Along dirt paths in a rumbling four-wheel-drive, sheep flee from the road as we wind our way through Mount Aspiring National Park. This morning, I was in Wanaka, about an hour north of Queenstown in New Zealand’s south. Now, heading for the Rob Roy valley, the rocky and snow-covered peaks are crisp and stark against the saturated blue of the November sky–it’s spring in the south.
Our drop-off is the Raspberry Creek Car park at the head of the trail. The shuttle will pick us up in a few hours from the same spot. It’s not a warm day, but one that lets you breathe deep with air that is cool and clean, and fills your lungs blissfully.
The first part of the trail winds over small hills and through grassy plains where sheep and cows graze. Lambs stick close to their mothers and never let us come too close. They are fleecy and white, and look like teddy bears playing in the grass.
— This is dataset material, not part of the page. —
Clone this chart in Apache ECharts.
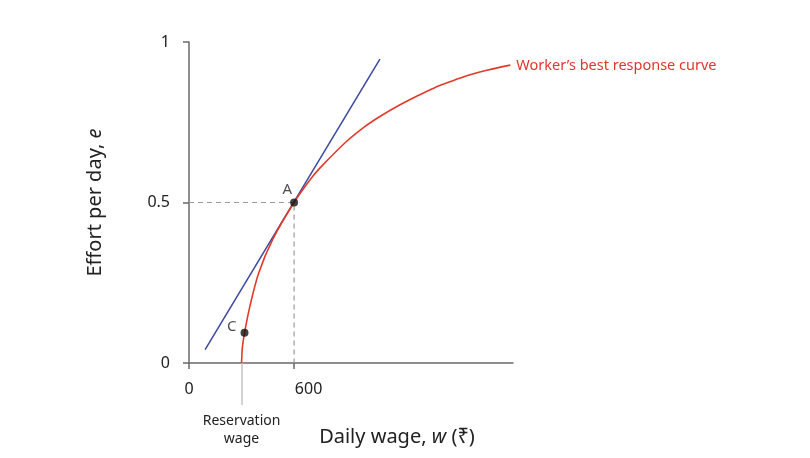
<!DOCTYPE html>
<html><head><meta charset="utf-8">
<script src="https://cdn.jsdelivr.net/npm/echarts@6/dist/echarts.min.js"></script>
<style>html,body{margin:0;padding:0;background:#fff}#c{width:810px;height:458px}</style>
</head><body><div id="c"></div>
<script>
// Worker's best response curve (wage w, effort e)
const curveW = [300, 302, 305, 317, 347, 397, 478, 600, 709, 766, 899, 1000, 1090, 1200, 1300, 1400, 1500, 1600, 1700, 1835];
const curveE = [0, 0.025, 0.05, 0.094, 0.175, 0.279, 0.385, 0.5, 0.583, 0.618, 0.690, 0.735, 0.768, 0.803, 0.831, 0.857, 0.878, 0.897, 0.912, 0.928];
// Tangent (blue) line
const tangentW = [92, 1090];
const tangentE = [0.042, 0.947];
// Labelled points
const pointNames = ['A', 'C'];
const pointW = [600, 317];
const pointE = [0.5, 0.094];
// Dashed guides to A
const guideW = [0, 600, 600];
const guideE = [0.5, 0.5, 0];
// Axis ticks
const xTicks = [0, 600];
const yTicks = [0, 0.5, 1];
const reservationWage = 300;
const curveLabel = 'Worker\u2019s best response curve';

const FONT = 'Noto Sans';
const pair = (a, b) => a.map((v, i) => [v, b[i]]);

const chart = echarts.init(document.getElementById('c'), null, {renderer: 'canvas'});
chart.setOption({
  animation: false,
  backgroundColor: '#fff',
  textStyle: {fontFamily: FONT},
  grid: {left: 189, top: 42, width: 324, height: 321, containLabel: false, outerBoundsMode: 'none'},
  xAxis: [{
    type: 'value', min: 0, max: 1850,
    name: '{t|Daily wage, }{i|w}{t| (\u20b9)}',
    nameLocation: 'middle', nameGap: 64,
    nameTextStyle: {padding: [0, 0, 0, 92],
      rich: {t: {fontSize: 20, color: '#222', fontFamily: FONT}, i: {fontSize: 20, color: '#222', fontStyle: 'italic', fontFamily: FONT}}},
    splitLine: {show: false},
    axisLine: {show: true, lineStyle: {color: '#6a6a6a', width: 1.5}},
    axisTick: {show: true, customValues: xTicks, length: 6, lineStyle: {color: '#6a6a6a', width: 1.5}},
    axisLabel: {customValues: xTicks, margin: 18, fontSize: 16, color: '#222', fontFamily: FONT,
      formatter: v => v === 0 ? '{z|0}' : '{r|' + v + '}',
      rich: {z: {fontSize: 16, color: '#222', fontFamily: FONT}, r: {fontSize: 16, color: '#222', fontFamily: FONT, padding: [0, 0, 0, 29]}}}
  }, {
    type: 'value', min: 0, max: 1850, gridIndex: 0, position: 'bottom',
    splitLine: {show: false},
    axisLine: {show: false},
    axisTick: {show: true, customValues: [reservationWage], length: 42, lineStyle: {color: '#c4c4c4', width: 1.5}},
    axisLabel: {customValues: [reservationWage], margin: 49, fontSize: 14, lineHeight: 18, color: '#222', fontFamily: FONT,
      formatter: () => 'Reservation\nwage'}
  }],
  yAxis: {
    type: 'value', min: 0, max: 1, interval: 0.5,
    name: '{t|Effort per day, }{i|e}',
    nameLocation: 'middle', nameGap: 84, nameRotate: 90,
    nameTextStyle: {rich: {t: {fontSize: 20, color: '#222', fontFamily: FONT}, i: {fontSize: 20, color: '#222', fontStyle: 'italic', fontFamily: FONT}}},
    splitLine: {show: false},
    axisLine: {show: true, lineStyle: {color: '#6a6a6a', width: 1.5}},
    axisTick: {show: true, length: 6, lineStyle: {color: '#6a6a6a', width: 1.5}},
    axisLabel: {margin: 19, fontSize: 16, color: '#222', fontFamily: FONT,
      formatter: v => (yTicks.includes(v) ? String(v) : '')}
  },
  series: [{
    type: 'line', name: 'guides', data: pair(guideW, guideE), showSymbol: false, symbol: 'none',
    lineStyle: {color: '#9a9a9a', width: 1.2, type: [5, 4]}, z: 1, silent: true
  }, {
    type: 'line', name: 'tangent', data: pair(tangentW, tangentE), showSymbol: false, symbol: 'none',
    lineStyle: {color: '#3a48a0', width: 1.5}, z: 2, silent: true
  }, {
    type: 'line', name: 'curve', data: pair(curveW, curveE), showSymbol: false, symbol: 'none',
    smooth: 0.3,
    lineStyle: {color: '#e23a28', width: 1.6}, z: 3, silent: true,
    endLabel: {show: true, formatter: () => curveLabel, color: '#e0362a', fontSize: 14.5, fontFamily: FONT, distance: 6, offset: [0, 1]}
  }, {
    type: 'scatter', name: 'points', symbolSize: 8, z: 4, silent: true,
    itemStyle: {color: '#111'},
    data: pointNames.map((n, i) => ({
      value: [pointW[i], pointE[i]], name: n,
      label: {show: true, formatter: n, fontSize: 15, color: '#222', fontFamily: FONT,
        position: 'left', distance: i === 0 ? -2 : 4,
        offset: i === 0 ? [0, -13] : [0, -6]}
    }))
  }]
});
</script>
</body></html>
After a few minutes, a swing bridge leads us across a river and here the path changes. Lush temperate rainforest closes in and our open mountain views become scarce glimpses through the greenery.
Signs that warn of avalanche hazards are placed along the path, though we are deep enough into the season that the risks have dissolved. The path traces upwards along the mountain edges, crumbling rock walls to one side, milky white river to the other.
It’s less than 2 hours from the start when the lush greenery recedes and alpine vegetation dominates. We find ourselves in the open valley, and past the grassy fields and waterfalls looms the Rob Roy Glacier, in all its glory.
We find a flat rock and eat sandwiches and cheese. A thunderous crack roars through the valley and we look up to see a shower of snow and ice flowing from the edge of the glacier. I’m too late with my camera, but take it out in the hopes that I might get a second chance. We wait for a while, but no such luck. Eventually, the trail calls again and it’s time to leave.
As we approach the car park, the clouds close in and cool droplets begin pelting me on the head. Our shuttle isn’t here, so we hide out under a shelter and wait. A few minutes pass and we can see dust kicked up on the unpaved road in the distance. Soon, the valley is behind us.